2:19-cv-01060-TLN-JDP (PC)

06-04-2021

ANTWONE M. LOVEST, Jr., Plaintiff, v. S. LAROSA, DEFENDANT.


FINDINGS AND RECOMMENDATIONS DEFENDANT'S MOTION FOR SUMMARY JUDGMENT BE GRANTED AND ALL OTHER OUTSTANDING MOTIONS BE DENIED AS MOOT

OBJECTIONS DUE IN 14 DAYS

ECF Nos. 32, 33, 34, 36

JEREMY D. PETERSON, UNITED STATES MAGISTRATE JUDGE

Antwone M. Lovest, Jr. alleges that defendant LaRosa used racially derogatory language toward him on February 5, 2019. Defendant has filed a motion for summary judgment that argues that plaintiff failed to exhaust his administrative remedies before filing this action. ECF No. 32. Plaintiff filed a single prison grievance related to the claims in this case, but did not pursue it through the third and final level of administrative review. Accordingly, he did not comply with the requirements of the Prison Litigation Reform Act. Defendant's motion should be granted, the case dismissed, and all other outstanding motions denied as moot.

Background

Plaintiff alleges that, on February 5, 2019, while he was in the “work/change” area for his prison job, defendant looked at him and asked whether English was his first language. ECF No. 18 at 4. Defendant stated that, if it was not, plaintiff should “take his ass back where [he] came from.” Id. Plaintiff states that he is Asian and understood LaRosa's comments to be racially motivated. Id. Based on these allegations, Judge Brennan found that plaintiff had stated potentially cognizable retaliation and equal protection claims. ECF No. 20.
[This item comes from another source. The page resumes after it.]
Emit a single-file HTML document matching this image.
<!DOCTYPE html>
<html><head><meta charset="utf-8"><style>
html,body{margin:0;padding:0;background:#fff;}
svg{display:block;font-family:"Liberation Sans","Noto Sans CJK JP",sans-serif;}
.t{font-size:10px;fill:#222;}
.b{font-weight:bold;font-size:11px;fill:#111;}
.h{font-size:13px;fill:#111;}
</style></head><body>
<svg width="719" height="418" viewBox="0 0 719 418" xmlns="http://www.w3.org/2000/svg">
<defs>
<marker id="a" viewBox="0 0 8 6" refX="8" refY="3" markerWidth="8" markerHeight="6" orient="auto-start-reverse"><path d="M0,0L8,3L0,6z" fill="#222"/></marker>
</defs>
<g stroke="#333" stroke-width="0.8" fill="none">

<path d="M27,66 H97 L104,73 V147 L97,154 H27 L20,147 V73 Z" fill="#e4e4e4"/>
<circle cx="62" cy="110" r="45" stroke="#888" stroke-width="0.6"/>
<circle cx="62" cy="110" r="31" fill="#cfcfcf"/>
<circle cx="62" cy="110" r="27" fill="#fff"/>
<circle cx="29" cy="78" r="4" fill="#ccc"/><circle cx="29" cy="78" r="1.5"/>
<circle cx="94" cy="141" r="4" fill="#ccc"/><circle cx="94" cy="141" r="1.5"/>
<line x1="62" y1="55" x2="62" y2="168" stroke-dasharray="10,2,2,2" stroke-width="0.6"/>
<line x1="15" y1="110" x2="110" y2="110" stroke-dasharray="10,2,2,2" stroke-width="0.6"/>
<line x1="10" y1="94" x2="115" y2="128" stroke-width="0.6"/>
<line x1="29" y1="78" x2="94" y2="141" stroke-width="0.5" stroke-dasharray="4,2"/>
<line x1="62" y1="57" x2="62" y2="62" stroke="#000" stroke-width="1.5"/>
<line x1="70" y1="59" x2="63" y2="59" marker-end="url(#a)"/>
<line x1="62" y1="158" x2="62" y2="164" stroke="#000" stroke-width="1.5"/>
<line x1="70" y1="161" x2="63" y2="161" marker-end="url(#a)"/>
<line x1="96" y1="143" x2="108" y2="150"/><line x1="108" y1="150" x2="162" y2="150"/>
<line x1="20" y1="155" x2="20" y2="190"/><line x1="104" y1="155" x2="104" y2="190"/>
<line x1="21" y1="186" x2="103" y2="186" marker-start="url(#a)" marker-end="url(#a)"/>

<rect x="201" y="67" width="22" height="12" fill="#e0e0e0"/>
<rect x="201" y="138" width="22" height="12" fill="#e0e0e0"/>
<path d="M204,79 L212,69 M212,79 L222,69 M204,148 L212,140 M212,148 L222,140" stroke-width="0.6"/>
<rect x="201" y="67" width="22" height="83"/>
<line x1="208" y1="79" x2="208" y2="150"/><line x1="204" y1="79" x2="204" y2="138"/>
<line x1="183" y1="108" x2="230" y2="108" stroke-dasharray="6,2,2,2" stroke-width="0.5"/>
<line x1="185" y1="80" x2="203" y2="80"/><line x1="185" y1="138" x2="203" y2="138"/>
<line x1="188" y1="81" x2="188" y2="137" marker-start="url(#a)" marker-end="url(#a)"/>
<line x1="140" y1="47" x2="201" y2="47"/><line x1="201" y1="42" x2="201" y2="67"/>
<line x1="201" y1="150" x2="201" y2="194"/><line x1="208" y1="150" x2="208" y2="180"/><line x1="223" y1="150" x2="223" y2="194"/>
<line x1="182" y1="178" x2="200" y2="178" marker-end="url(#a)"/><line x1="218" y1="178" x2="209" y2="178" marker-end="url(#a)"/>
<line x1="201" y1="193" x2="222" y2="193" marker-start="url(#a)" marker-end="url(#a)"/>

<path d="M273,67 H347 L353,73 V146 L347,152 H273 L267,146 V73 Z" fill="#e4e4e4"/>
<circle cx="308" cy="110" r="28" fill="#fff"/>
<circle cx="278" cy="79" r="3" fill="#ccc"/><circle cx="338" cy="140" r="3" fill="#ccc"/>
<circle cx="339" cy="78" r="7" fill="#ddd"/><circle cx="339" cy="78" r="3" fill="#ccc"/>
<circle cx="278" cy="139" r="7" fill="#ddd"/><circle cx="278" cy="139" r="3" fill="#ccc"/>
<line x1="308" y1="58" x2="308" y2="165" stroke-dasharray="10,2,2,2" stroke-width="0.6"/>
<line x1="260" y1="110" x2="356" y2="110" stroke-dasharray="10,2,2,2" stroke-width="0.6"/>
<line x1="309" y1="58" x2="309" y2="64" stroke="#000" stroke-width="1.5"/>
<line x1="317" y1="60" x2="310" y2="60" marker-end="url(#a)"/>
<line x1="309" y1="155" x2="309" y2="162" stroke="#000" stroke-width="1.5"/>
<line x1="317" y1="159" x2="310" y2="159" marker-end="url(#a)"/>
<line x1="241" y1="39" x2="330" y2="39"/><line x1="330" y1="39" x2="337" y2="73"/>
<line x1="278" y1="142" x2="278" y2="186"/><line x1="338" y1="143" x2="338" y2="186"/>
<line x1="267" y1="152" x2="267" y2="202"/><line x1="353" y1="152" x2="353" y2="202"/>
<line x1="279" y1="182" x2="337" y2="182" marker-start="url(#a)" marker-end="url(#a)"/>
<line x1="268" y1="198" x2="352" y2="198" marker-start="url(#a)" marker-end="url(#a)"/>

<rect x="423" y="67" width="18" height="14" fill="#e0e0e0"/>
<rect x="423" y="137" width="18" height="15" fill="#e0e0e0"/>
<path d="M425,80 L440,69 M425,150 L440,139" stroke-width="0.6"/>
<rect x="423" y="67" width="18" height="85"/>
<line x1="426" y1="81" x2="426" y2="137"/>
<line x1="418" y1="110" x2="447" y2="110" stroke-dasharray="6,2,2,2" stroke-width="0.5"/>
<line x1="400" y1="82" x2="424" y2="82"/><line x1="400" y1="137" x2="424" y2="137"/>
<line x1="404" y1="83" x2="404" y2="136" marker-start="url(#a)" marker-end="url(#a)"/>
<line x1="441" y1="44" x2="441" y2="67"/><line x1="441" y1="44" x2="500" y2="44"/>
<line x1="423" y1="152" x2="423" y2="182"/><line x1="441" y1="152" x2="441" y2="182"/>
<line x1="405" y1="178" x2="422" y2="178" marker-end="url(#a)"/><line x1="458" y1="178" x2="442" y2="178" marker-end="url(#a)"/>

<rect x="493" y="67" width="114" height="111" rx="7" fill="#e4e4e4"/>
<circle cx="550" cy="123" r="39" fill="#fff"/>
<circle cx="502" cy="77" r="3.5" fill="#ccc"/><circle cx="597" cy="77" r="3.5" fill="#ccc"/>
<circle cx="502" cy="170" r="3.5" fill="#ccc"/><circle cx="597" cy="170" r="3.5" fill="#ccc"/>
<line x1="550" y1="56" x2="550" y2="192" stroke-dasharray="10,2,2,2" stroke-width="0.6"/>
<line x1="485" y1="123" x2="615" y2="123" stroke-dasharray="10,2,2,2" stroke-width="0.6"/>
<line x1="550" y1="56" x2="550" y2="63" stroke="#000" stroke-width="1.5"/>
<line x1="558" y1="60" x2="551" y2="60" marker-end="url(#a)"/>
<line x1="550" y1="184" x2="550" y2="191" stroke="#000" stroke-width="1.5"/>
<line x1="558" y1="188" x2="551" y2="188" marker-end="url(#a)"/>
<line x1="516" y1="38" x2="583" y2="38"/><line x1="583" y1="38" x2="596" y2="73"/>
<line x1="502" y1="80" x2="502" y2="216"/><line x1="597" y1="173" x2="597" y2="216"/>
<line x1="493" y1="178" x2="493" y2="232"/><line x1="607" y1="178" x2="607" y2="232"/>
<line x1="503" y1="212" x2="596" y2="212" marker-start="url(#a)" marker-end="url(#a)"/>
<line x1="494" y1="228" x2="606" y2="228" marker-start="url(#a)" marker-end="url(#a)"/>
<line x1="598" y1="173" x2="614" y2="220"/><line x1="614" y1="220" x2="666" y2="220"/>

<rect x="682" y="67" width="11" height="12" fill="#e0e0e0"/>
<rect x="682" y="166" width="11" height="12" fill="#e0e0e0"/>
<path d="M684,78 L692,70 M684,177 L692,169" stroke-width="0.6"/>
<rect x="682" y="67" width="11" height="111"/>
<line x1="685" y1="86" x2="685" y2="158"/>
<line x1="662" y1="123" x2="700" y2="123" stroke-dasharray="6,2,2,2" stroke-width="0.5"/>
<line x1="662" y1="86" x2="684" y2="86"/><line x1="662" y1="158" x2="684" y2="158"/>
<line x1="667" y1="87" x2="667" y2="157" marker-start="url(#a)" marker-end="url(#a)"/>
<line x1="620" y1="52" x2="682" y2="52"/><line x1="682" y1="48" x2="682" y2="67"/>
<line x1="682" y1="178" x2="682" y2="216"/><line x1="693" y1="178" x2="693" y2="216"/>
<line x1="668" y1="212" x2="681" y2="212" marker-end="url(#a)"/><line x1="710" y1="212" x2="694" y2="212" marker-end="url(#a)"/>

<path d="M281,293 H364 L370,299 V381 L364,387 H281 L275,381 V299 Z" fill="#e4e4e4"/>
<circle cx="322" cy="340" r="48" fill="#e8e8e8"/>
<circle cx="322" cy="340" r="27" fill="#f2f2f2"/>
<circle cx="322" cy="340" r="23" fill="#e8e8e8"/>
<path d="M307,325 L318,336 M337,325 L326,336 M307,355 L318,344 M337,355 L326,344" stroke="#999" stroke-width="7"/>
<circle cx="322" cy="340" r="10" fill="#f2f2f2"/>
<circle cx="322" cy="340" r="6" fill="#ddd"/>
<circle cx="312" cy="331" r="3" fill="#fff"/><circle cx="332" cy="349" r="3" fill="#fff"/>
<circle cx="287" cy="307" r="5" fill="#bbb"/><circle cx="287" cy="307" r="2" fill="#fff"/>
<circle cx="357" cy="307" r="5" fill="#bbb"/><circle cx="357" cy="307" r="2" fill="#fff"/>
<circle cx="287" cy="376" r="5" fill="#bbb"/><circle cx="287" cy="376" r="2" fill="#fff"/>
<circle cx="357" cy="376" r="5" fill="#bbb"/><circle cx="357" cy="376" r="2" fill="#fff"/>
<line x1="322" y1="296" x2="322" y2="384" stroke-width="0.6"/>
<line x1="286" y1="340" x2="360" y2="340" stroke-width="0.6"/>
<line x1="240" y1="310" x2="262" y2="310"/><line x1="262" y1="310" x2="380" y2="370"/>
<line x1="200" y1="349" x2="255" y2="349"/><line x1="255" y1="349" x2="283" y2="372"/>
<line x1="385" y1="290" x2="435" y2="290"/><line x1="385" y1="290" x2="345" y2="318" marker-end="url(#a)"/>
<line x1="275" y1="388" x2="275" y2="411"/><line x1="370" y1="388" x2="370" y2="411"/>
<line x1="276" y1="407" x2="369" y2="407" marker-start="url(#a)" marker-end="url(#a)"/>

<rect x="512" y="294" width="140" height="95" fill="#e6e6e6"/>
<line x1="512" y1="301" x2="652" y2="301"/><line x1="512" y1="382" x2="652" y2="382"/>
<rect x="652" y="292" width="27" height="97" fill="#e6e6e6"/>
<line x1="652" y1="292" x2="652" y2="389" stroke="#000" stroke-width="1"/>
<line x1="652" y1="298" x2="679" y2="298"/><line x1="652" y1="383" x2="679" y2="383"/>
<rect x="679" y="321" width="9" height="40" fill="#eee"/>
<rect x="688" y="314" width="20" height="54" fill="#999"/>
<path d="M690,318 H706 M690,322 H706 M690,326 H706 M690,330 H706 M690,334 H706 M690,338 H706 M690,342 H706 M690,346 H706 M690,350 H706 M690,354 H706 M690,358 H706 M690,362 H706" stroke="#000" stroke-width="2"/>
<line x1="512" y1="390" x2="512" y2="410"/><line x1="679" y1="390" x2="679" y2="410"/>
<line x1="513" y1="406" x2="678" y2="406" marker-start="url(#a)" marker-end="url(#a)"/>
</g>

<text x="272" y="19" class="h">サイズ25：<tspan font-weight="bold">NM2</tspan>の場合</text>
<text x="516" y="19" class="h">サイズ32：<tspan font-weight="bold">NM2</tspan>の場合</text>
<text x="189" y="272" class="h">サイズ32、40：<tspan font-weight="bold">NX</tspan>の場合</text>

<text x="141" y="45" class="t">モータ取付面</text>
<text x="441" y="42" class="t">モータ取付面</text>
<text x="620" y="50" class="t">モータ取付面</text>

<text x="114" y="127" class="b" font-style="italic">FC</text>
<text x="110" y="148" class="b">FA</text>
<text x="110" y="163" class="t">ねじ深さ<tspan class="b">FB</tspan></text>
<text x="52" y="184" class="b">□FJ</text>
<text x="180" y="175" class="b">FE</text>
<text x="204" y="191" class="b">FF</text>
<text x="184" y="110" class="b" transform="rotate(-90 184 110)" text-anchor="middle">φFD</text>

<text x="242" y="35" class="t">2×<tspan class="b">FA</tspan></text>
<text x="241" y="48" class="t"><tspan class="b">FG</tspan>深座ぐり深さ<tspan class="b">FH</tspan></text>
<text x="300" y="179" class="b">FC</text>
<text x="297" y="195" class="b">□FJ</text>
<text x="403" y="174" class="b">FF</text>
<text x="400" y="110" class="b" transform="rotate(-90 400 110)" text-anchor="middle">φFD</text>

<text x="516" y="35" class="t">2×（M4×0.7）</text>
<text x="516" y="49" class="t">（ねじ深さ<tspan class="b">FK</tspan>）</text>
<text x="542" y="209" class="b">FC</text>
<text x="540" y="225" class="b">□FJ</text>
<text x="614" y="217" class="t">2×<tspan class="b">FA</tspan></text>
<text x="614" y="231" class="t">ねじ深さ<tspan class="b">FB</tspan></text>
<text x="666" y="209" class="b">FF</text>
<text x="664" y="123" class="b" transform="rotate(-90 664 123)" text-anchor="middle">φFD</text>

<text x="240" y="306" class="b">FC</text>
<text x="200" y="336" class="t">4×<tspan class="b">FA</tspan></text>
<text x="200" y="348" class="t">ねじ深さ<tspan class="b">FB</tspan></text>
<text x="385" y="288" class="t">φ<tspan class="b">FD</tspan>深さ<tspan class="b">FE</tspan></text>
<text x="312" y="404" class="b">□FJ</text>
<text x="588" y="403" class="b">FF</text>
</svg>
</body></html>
This case was reassigned to me on October 1, 2020, after Judge Brennan screened the complaint. ECF No. 31.

Legal Standards

I. Exhaustion Generally

Under the Prison Litigation Reform Act of 1995, “[n]o action shall be brought with respect to prison conditions under [42 U.S.C. § 1983], or any other Federal law, by a prisoner confined in any jail, prison, or other correctional facility until such administrative remedies as are available are exhausted.” 42 U.S.C. § 1997e(a). This statutory exhaustion requirement “applies to all inmate suits about prison life, ” Porter v. Nussle, 534 U.S. 516, 532 (2002), regardless of the relief sought by the prisoner or the relief offered by the process, Booth v. Churner, 532 U.S. 731, 741 (2001). Unexhausted claims must be dismissed. See Jones v. Bock, 549 U.S. 199, 211 (2007).
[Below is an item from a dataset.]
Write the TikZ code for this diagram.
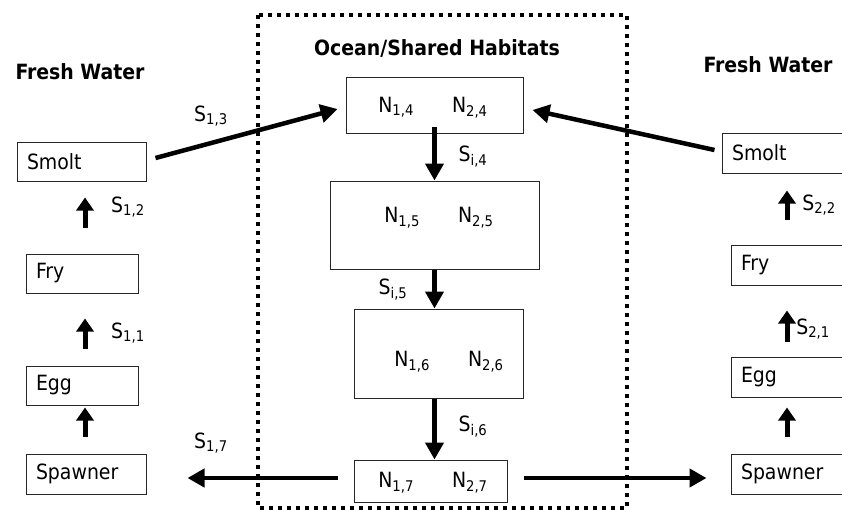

A prison's own grievance process, not the PLRA, determines how detailed a grievance must be to satisfy the PLRA exhaustion requirement. Id. at 218. When a prison's grievance procedures do not specify the requisite level of detail, “a grievance suffices if it alerts the prison to the nature of the wrong for which redress is sought.” Griffin v. Arpaio, 557 F.3d 1117, 1120 (9th Cir. 2009) (internal quotation marks omitted). “The grievance ‘need not include legal terminology or legal theories,' because ‘[t]he primary purpose of a grievance is to alert the prison to a problem and facilitate its resolution, not to lay groundwork for litigation.'” Reyes v. Smith, 810 F.3d 654, 659 (9th Cir. 2016) (quoting Griffin, 557 F.3d at 1120).

The PLRA recognizes no exception to the exhaustion requirement, and the court may not recognize a new exception, even in “special circumstances.” Ross v. Blake, 136 S.Ct. 1850, 1862 (2016). The one significant qualifier is that “the remedies must indeed be ‘available' to the prisoner.” Id. at 1856. The Supreme Court has explained when an administrative procedure is unavailable:

[A]n administrative procedure is unavailable when (despite what regulations or guidance materials may promise) it operates as a simple dead end-with officers unable or consistently unwilling to provide any relief to aggrieved inmates . . . . Next, an administrative scheme might be so opaque that it becomes, practically speaking, incapable of use . . . . And finally, the same is true when prison administrators thwart inmates from taking advantage of a grievance process through machination, misrepresentation, or intimidation . . . . [S]uch interference with an inmate's pursuit of relief renders the administrative process unavailable. And then, once again, § 1997e(a) poses no bar.
Id. at 1859-60 (citations omitted); see also Andres v. Marshall, 867 F.3d 1076, 1079 (9th Cir. 2017) (“When prison officials improperly fail to process a prisoner's grievance, the prisoner is deemed to have exhausted available administrative remedies.”).

If the court concludes that plaintiff has failed to exhaust available remedies, the proper remedy is dismissal without prejudice of the portions of the complaint barred by § 1997e(a). See Jones, 549 U.S. at 223-24; Lira v. Herrera, 427 F.3d 1164, 1175-76 (9th Cir. 2005).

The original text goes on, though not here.